Thursday, February 5, 2015

An Image of Africa

“An Image of Africa” by Chiua Achebe has the purpose of confronting Joseph Conrad’s racist stereotypes towards the African people. Africans tend to be described as uncivilized and savage like, desperate for Western influences in Conrad’s descriptions. “Going up that river was like traveling back to the earliest beginnings of the world.” The descriptions perhaps get even more offensive when Conrad describes the actual African people. “But suddenly, as we struggled round a bend, there would be a glimpse of rush walls, of peaked grass-roofs, a burst of yells, a whirl of black limbs, a mass of hands clapping, of feet stamping, of bodies swaying. The prehistoric man was cursing us, praying to us, welcoming us-who could tell?” Words like prehistoric and descriptions that insinuate savage like characteristics and behaviors pertains to a famous stereotype that Conrad thinks of these African people as a culture to be animalistic and prehistoric simply because they lack traditional western customs, which is certainly not true. Achebe confronts this issue rather well he writes “He might not exactly admire savages clapping their hands and stomping their feet, but they have at least the merit of being in their place. He then goes on to criticize “Africa as a metaphysical battlefield devoid of all recognizable humanity, into which the wandering Europe enters at its peril.” This same objection to putting down African culture can relate to Apocalypse Now in terms of how the opposite culture is viewed. Throughout the movie a truthful and personal image of the Vietnamese people is never portrayed. They are either seen as being attacked or blown up, or not seen at all as the invisible enemy known as “Charlie.” It is similar since the culture of the Vietnamese people is either seen as desperately hopeless or sneaky and dark with no real identity.

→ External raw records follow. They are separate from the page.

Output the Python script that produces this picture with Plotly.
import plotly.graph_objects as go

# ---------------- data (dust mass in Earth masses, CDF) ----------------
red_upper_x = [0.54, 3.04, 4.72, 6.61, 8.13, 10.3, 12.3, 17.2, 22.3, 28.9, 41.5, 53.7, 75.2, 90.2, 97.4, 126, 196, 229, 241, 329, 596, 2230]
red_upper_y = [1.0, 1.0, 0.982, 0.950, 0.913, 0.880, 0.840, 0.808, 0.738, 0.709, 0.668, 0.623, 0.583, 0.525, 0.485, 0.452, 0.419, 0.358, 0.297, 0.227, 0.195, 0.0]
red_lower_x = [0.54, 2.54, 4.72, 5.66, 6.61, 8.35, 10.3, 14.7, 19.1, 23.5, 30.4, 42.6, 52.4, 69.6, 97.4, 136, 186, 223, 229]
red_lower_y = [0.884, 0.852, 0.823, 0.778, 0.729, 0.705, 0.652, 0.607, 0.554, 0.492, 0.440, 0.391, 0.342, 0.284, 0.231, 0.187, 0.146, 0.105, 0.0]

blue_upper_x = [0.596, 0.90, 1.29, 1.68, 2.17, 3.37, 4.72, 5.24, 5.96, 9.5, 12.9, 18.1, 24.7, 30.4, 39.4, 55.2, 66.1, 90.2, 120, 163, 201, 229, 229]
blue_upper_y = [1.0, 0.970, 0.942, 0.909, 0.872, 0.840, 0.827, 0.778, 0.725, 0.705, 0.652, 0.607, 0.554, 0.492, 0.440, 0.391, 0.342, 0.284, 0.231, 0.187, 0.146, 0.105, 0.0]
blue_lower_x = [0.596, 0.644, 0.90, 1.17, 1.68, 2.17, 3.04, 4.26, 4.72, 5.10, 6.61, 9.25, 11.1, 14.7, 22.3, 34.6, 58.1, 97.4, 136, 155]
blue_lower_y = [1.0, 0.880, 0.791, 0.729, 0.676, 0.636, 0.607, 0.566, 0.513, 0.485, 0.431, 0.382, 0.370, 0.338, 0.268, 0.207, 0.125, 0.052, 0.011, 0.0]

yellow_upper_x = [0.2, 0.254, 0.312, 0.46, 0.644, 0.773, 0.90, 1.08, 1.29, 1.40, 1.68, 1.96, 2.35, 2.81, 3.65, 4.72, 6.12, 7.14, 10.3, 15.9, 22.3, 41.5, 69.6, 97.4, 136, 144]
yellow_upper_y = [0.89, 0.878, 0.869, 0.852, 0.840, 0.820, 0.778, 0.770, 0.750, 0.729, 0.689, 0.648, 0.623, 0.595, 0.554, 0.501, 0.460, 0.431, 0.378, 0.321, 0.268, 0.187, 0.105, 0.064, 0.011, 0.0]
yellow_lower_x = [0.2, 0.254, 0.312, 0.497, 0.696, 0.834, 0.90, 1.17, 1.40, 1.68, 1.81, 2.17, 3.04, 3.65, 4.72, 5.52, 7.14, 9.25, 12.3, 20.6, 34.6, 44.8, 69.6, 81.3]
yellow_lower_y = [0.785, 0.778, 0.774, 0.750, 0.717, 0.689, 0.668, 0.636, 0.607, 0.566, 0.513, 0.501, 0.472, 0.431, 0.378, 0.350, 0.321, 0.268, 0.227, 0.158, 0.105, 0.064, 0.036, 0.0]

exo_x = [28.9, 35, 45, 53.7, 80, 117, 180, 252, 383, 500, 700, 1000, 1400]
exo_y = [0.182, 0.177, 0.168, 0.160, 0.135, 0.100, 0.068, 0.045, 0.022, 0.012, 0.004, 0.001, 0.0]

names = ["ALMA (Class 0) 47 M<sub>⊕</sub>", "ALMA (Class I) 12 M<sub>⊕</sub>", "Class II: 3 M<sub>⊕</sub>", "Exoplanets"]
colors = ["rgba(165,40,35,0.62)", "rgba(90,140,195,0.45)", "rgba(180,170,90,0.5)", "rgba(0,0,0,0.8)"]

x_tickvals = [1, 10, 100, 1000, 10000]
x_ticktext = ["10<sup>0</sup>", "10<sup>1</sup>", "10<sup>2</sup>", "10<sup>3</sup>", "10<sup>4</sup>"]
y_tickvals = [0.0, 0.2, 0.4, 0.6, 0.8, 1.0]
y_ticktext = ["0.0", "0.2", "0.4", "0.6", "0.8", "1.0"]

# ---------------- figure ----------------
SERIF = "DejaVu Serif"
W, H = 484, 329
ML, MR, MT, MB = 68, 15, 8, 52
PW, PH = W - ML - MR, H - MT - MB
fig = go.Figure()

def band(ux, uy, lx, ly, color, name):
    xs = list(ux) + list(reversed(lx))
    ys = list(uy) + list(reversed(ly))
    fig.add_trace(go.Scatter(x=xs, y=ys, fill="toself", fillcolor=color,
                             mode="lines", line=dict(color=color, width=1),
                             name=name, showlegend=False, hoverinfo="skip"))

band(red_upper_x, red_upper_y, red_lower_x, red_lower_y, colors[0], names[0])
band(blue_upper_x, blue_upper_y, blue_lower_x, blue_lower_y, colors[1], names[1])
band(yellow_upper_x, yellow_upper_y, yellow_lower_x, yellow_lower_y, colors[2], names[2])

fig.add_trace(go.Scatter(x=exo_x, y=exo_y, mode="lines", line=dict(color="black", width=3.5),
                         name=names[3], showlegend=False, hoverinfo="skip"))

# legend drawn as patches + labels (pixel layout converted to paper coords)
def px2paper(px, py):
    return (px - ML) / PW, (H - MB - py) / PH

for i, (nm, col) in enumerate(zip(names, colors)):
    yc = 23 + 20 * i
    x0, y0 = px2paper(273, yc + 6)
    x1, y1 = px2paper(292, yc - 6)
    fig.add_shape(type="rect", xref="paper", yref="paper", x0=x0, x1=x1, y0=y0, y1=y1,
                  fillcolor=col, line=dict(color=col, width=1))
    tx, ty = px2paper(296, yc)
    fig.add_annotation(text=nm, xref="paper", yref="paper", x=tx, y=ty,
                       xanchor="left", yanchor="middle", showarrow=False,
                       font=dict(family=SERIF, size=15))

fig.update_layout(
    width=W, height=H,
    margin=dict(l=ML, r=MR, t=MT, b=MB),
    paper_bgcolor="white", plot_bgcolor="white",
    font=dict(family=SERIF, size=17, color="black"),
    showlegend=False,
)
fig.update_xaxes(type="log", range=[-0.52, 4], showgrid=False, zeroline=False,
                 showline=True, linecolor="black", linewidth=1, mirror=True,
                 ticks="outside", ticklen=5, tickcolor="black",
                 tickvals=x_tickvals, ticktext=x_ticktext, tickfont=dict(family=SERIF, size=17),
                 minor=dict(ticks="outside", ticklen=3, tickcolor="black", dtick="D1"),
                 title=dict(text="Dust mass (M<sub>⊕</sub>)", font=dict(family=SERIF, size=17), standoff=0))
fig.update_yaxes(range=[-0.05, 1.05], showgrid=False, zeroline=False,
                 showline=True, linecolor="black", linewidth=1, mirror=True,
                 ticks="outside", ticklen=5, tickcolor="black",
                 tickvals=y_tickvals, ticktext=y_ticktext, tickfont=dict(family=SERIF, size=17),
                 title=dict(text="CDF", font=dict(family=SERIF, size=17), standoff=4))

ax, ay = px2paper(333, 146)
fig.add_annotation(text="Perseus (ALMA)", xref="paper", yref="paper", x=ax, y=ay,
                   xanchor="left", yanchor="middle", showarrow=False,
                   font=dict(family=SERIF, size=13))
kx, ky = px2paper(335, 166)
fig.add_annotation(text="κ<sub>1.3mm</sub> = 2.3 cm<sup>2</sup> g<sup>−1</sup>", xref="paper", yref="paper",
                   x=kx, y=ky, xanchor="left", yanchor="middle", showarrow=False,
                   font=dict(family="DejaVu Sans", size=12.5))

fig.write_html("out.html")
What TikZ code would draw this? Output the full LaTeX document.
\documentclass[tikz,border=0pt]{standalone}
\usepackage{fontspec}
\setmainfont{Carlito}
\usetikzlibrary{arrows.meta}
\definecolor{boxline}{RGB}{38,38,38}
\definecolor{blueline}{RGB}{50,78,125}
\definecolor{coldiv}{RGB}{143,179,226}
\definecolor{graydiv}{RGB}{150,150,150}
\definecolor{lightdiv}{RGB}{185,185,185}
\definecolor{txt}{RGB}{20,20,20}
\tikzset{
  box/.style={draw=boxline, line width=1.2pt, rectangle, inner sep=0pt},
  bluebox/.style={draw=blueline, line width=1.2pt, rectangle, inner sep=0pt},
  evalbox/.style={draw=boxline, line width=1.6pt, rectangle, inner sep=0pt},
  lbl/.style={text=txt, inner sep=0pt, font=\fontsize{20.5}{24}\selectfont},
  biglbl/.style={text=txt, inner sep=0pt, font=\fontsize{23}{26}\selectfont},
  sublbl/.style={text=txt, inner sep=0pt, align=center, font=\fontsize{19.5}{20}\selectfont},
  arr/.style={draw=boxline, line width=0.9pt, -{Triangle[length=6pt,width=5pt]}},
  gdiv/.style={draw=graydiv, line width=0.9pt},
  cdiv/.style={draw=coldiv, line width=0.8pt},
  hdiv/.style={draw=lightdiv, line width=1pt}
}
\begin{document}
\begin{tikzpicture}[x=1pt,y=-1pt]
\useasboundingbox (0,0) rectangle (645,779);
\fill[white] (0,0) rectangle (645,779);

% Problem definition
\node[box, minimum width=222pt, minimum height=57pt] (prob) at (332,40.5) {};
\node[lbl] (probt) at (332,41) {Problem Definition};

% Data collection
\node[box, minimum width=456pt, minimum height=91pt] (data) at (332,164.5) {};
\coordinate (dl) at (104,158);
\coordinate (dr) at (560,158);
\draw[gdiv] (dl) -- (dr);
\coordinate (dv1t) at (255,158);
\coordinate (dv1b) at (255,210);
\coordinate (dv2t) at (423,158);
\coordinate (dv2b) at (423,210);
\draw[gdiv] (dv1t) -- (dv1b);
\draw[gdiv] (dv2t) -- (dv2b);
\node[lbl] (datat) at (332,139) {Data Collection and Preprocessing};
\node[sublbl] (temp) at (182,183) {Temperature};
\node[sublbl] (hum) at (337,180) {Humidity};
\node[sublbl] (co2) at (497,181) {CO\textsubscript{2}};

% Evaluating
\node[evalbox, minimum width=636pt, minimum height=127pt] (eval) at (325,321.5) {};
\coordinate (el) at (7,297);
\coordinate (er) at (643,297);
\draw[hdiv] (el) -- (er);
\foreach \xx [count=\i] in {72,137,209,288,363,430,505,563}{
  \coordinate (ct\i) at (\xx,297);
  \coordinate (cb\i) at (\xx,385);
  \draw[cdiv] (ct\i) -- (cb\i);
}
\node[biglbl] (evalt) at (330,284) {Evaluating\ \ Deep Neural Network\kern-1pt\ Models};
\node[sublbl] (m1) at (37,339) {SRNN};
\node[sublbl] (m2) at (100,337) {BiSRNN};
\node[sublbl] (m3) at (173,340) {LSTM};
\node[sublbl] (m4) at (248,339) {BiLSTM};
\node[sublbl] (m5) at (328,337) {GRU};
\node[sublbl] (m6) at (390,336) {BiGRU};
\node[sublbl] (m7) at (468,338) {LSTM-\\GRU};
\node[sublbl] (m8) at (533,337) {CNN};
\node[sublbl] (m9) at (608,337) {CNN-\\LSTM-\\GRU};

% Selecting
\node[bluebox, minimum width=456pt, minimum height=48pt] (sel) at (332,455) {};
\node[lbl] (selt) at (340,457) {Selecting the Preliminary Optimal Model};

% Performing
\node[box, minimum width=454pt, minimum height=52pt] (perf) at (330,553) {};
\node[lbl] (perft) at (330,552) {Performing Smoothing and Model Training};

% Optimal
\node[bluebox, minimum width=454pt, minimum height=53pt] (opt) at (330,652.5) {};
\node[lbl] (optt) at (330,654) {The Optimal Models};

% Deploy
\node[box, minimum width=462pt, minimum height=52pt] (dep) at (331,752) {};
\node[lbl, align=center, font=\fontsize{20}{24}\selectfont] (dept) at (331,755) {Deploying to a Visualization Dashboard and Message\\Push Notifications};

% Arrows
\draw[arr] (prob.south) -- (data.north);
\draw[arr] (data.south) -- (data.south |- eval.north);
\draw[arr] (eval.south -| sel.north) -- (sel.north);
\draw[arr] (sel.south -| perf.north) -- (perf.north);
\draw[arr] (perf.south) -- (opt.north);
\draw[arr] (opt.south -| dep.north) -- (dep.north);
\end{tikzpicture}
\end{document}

Overall both depictions fail to represent two separate cultures accurately from the viewpoint of westerners (Viet Cong to the American soldiers and Africans to Europeans.)

1 comment:

  1. You could not have said it better. There are so many parallels in the way that Africa and Vietnam are portrayed. And neither one of them is depicted as what they are. They are only described as what the western viewpoint perceives them to be, not what they actually are, because to do that would be frightening.